== The problem ==
Images are not part of the copy; write out the rest of the data exactly as given.

== Information supplied ==
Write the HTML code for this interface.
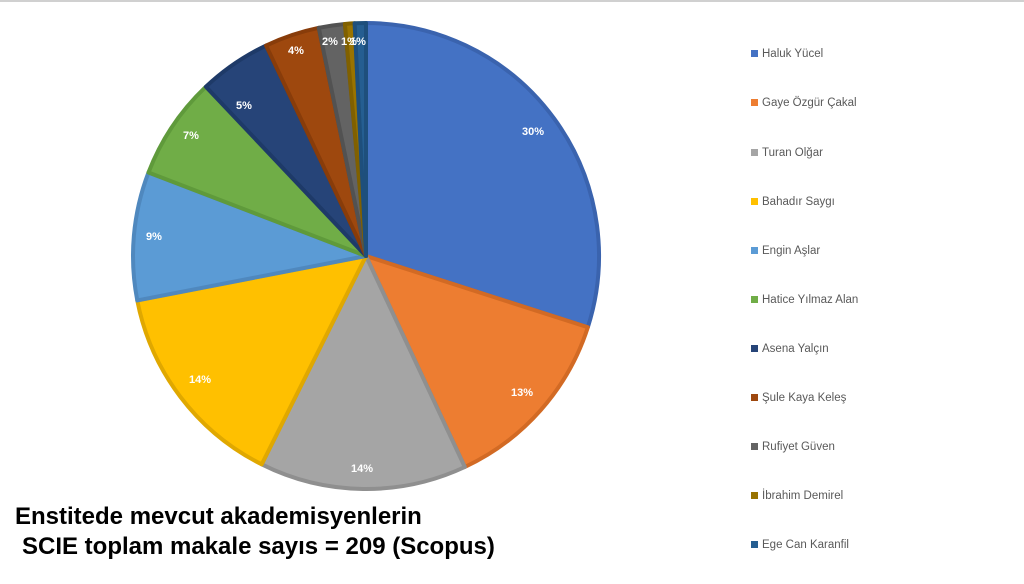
<!DOCTYPE html>
<html><head><meta charset="utf-8"><style>
html,body{margin:0;padding:0;background:#fff}
#w{position:relative;width:1024px;height:584px;overflow:hidden;font-family:"Liberation Sans",sans-serif;border-top:2px solid #d0d0d0;box-sizing:border-box}
.lg{position:absolute;left:751px;font-size:11.5px;color:#595959;white-space:nowrap}
.lg i{display:inline-block;width:7px;height:7px;margin-right:4px;vertical-align:0px}
.t{position:absolute;font-weight:bold;font-size:24px;color:#000;white-space:nowrap}
</style></head><body><div id="w">
<svg id="s" width="1024" height="584" style="position:absolute;left:0;top:-2px">
<g id="p"></g>
<g font-family="Liberation Sans,sans-serif" font-size="11" font-weight="bold" fill="#fff" text-anchor="middle">
<text x="533" y="135">30%</text>
<text x="522" y="396">13%</text>
<text x="362" y="472">14%</text>
<text x="200" y="383">14%</text>
<text x="154" y="240">9%</text>
<text x="191" y="139">7%</text>
<text x="244" y="109">5%</text>
<text x="296" y="54">4%</text>
<text x="330" y="45">2%</text>
<text x="349" y="45">1%</text>
<text x="358" y="45">1%</text>
</g>
</svg>
<div class="lg" style="top:46px"><i style="background:#4472C4"></i>Haluk Yücel</div>
<div class="lg" style="top:95px"><i style="background:#ED7D31"></i>Gaye Özgür Çakal</div>
<div class="lg" style="top:145px"><i style="background:#A5A5A5"></i>Turan Olğar</div>
<div class="lg" style="top:194px"><i style="background:#FFC000"></i>Bahadır Saygı</div>
<div class="lg" style="top:243px"><i style="background:#5B9BD5"></i>Engin Aşlar</div>
<div class="lg" style="top:292px"><i style="background:#70AD47"></i>Hatice Yılmaz Alan</div>
<div class="lg" style="top:341px"><i style="background:#264478"></i>Asena Yalçın</div>
<div class="lg" style="top:390px"><i style="background:#9E480E"></i>Şule Kaya Keleş</div>
<div class="lg" style="top:439px"><i style="background:#636363"></i>Rufiyet Güven</div>
<div class="lg" style="top:488px"><i style="background:#997300"></i>İbrahim Demirel</div>
<div class="lg" style="top:537px"><i style="background:#255E91"></i>Ege Can Karanfil</div>
<div class="t" style="left:15px;top:501px">Enstitede mevcut akademisyenlerin</div>
<div class="t" style="left:22px;top:531px">SCIE toplam makale sayıs = 209 (Scopus)</div>
</div>
<script>
var b=[0,107.8,154.9,206.6,259,291,316.6,334.6,348.3,354.8,357.2,360];
var c=["#4472C4","#ED7D31","#A5A5A5","#FFC000","#5B9BD5","#70AD47","#264478","#9E480E","#636363","#997300","#255E91"];
var d=["#3A63AE","#D26A24","#8F8F8F","#E0A800","#4F88BE","#5F9A3B","#1E3A68","#883C0A","#525252","#806000","#1E4F7C"];
var cx=366,cy=256,r=233,g=document.getElementById("p"),h="";
for(var i=0;i<c.length;i++){var a0=b[i]*Math.PI/180,a1=b[i+1]*Math.PI/180;
var x0=cx+r*Math.sin(a0),y0=cy-r*Math.cos(a0),x1=cx+r*Math.sin(a1),y1=cy-r*Math.cos(a1);
h+='<path d="M'+cx+','+cy+'L'+x0.toFixed(2)+','+y0.toFixed(2)+'A'+r+','+r+' 0 '+((a1-a0)>Math.PI?1:0)+' 1 '+x1.toFixed(2)+','+y1.toFixed(2)+'Z" fill="'+c[i]+'" stroke="'+d[i]+'" stroke-width="4" stroke-linejoin="round"/>';}
g.innerHTML=h;
</script>
</body></html>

== Full response ==
Write the HTML code for this interface.
<!DOCTYPE html>
<html><head><meta charset="utf-8"><style>
html,body{margin:0;padding:0;background:#fff}
#w{position:relative;width:1024px;height:584px;overflow:hidden;font-family:"Liberation Sans",sans-serif;border-top:2px solid #d0d0d0;box-sizing:border-box}
.lg{position:absolute;left:751px;font-size:11.5px;color:#595959;white-space:nowrap}
.lg i{display:inline-block;width:7px;height:7px;margin-right:4px;vertical-align:0px}
.t{position:absolute;font-weight:bold;font-size:24px;color:#000;white-space:nowrap}
</style></head><body><div id="w">
<svg id="s" width="1024" height="584" style="position:absolute;left:0;top:-2px">
<g id="p"></g>
<g font-family="Liberation Sans,sans-serif" font-size="11" font-weight="bold" fill="#fff" text-anchor="middle">
<text x="533" y="135">30%</text>
<text x="522" y="396">13%</text>
<text x="362" y="472">14%</text>
<text x="200" y="383">14%</text>
<text x="154" y="240">9%</text>
<text x="191" y="139">7%</text>
<text x="244" y="109">5%</text>
<text x="296" y="54">4%</text>
<text x="330" y="45">2%</text>
<text x="349" y="45">1%</text>
<text x="358" y="45">1%</text>
</g>
</svg>
<div class="lg" style="top:46px"><i style="background:#4472C4"></i>Haluk Yücel</div>
<div class="lg" style="top:95px"><i style="background:#ED7D31"></i>Gaye Özgür Çakal</div>
<div class="lg" style="top:145px"><i style="background:#A5A5A5"></i>Turan Olğar</div>
<div class="lg" style="top:194px"><i style="background:#FFC000"></i>Bahadır Saygı</div>
<div class="lg" style="top:243px"><i style="background:#5B9BD5"></i>Engin Aşlar</div>
<div class="lg" style="top:292px"><i style="background:#70AD47"></i>Hatice Yılmaz Alan</div>
<div class="lg" style="top:341px"><i style="background:#264478"></i>Asena Yalçın</div>
<div class="lg" style="top:390px"><i style="background:#9E480E"></i>Şule Kaya Keleş</div>
<div class="lg" style="top:439px"><i style="background:#636363"></i>Rufiyet Güven</div>
<div class="lg" style="top:488px"><i style="background:#997300"></i>İbrahim Demirel</div>
<div class="lg" style="top:537px"><i style="background:#255E91"></i>Ege Can Karanfil</div>
<div class="t" style="left:15px;top:501px">Enstitede mevcut akademisyenlerin</div>
<div class="t" style="left:22px;top:531px">SCIE toplam makale sayıs = 209 (Scopus)</div>
</div>
<script>
var b=[0,107.8,154.9,206.6,259,291,316.6,334.6,348.3,354.8,357.2,360];
var c=["#4472C4","#ED7D31","#A5A5A5","#FFC000","#5B9BD5","#70AD47","#264478","#9E480E","#636363","#997300","#255E91"];
var d=["#3A63AE","#D26A24","#8F8F8F","#E0A800","#4F88BE","#5F9A3B","#1E3A68","#883C0A","#525252","#806000","#1E4F7C"];
var cx=366,cy=256,r=233,g=document.getElementById("p"),h="";
for(var i=0;i<c.length;i++){var a0=b[i]*Math.PI/180,a1=b[i+1]*Math.PI/180;
var x0=cx+r*Math.sin(a0),y0=cy-r*Math.cos(a0),x1=cx+r*Math.sin(a1),y1=cy-r*Math.cos(a1);
h+='<path d="M'+cx+','+cy+'L'+x0.toFixed(2)+','+y0.toFixed(2)+'A'+r+','+r+' 0 '+((a1-a0)>Math.PI?1:0)+' 1 '+x1.toFixed(2)+','+y1.toFixed(2)+'Z" fill="'+c[i]+'" stroke="'+d[i]+'" stroke-width="4" stroke-linejoin="round"/>';}
g.innerHTML=h;
</script>
</body></html>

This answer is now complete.